• [EXERCISE DESCRIPTION]:
Print exactly the lines from the first one down to the line containing "from matplotlib.patches import Rectangle", both ends included, with no pictures and nothing else.

==============================

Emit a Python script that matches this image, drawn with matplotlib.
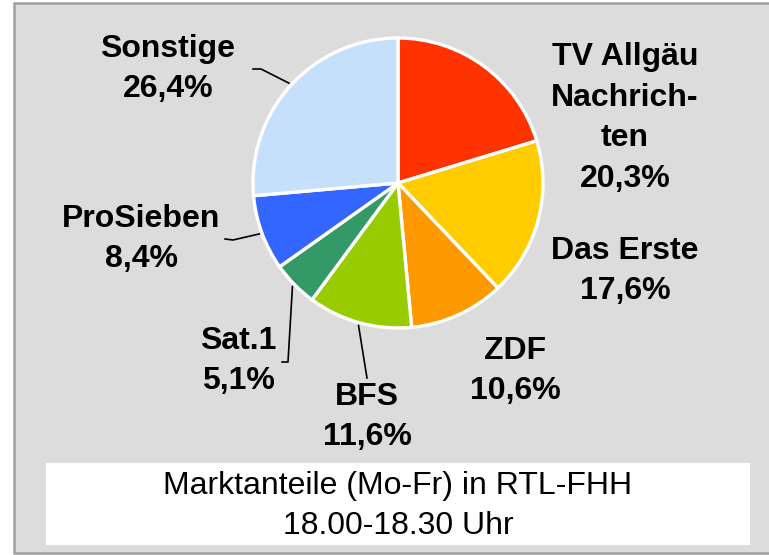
import numpy as np
import matplotlib
matplotlib.use("Agg")
import matplotlib.pyplot as plt
from matplotlib.patches import Rectangle

# data
sender = ["TV Allgäu\nNachrich-\nten", "Das Erste", "ZDF", "BFS", "Sat.1", "ProSieben", "Sonstige"]
anteil = [20.3, 17.6, 10.6, 11.6, 5.1, 8.4, 26.4]
farben = ["#ff3300", "#ffcc00", "#ff9900", "#99cc00", "#339966", "#3366ff", "#c6e0fc"]
titel = "Marktanteile (Mo-Fr) in RTL-FHH\n18.00-18.30 Uhr"

# label centres and leader elbows in pixel coords of the 769x555 image
label_pos = [(625, 118), (625, 271), (515, 371), (367, 417), (238, 361), (141, 239), (168, 69)]
elbows = [None, None, None, [(367, 378)], [(288, 362), (282, 362)],
          [(233, 240), (225, 239)], [(261, 69), (253, 69)]]

W, H = 769, 555
cx, cy, R = 398, 183, 145


def px(x, y):
    return (x - cx) / R, (cy - y) / R


fig = plt.figure(figsize=(W / 100, H / 100), dpi=100)
ax = fig.add_axes([0, 0, 1, 1])

# grey panel
x0, y0 = px(14, 553)
x1, y1 = px(800, 3)
ax.add_patch(Rectangle((x0, y0), x1 - x0, y1 - y0, facecolor="#dcdcdc",
                       edgecolor="#a0a0a0", lw=1.8, zorder=0))
# white box for title
bx0, by0 = px(46, 545)
bx1, by1 = px(750, 463)
ax.add_patch(Rectangle((bx0, by0), bx1 - bx0, by1 - by0, facecolor="white",
                       edgecolor="none", zorder=1))
tx, ty = px(398, 506)
ax.text(tx, ty, titel, ha="center", va="center", fontsize=23,
        family="Liberation Sans", linespacing=1.46, zorder=2)

wedges, _ = ax.pie(anteil, colors=farben, startangle=90, counterclock=False,
                   radius=1, center=(0, 0), frame=True,
                   wedgeprops=dict(edgecolor="white", linewidth=2.4))
ax.set_xlim(-cx / R, (W - cx) / R)
ax.set_ylim(-(H - cy) / R, cy / R)
ax.set_aspect("auto")
ax.axis("off")

for w, name, val, pos, elb in zip(wedges, sender, anteil, label_pos, elbows):
    txt = name + "\n" + f"{val:.1f}".replace(".", ",") + "%"
    lx, ly = px(*pos)
    ax.text(lx, ly, txt, ha="center", va="center", fontsize=23, fontweight="bold",
            family="Liberation Sans", linespacing=1.46, zorder=3)
    if elb:
        mid = np.deg2rad((w.theta1 + w.theta2) / 2)
        xs = [1.02 * np.cos(mid)] + [px(*p)[0] for p in elb]
        ys = [1.02 * np.sin(mid)] + [px(*p)[1] for p in elb]
        ax.plot(xs, ys, color="black", lw=1.2, zorder=3)

fig.savefig("out.png", dpi=100, facecolor="white")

==============================

• [RESPONSE TO THIS TASK]:
Emit a Python script that matches this image, drawn with matplotlib.
import numpy as np
import matplotlib
matplotlib.use("Agg")
import matplotlib.pyplot as plt
from matplotlib.patches import Rectangle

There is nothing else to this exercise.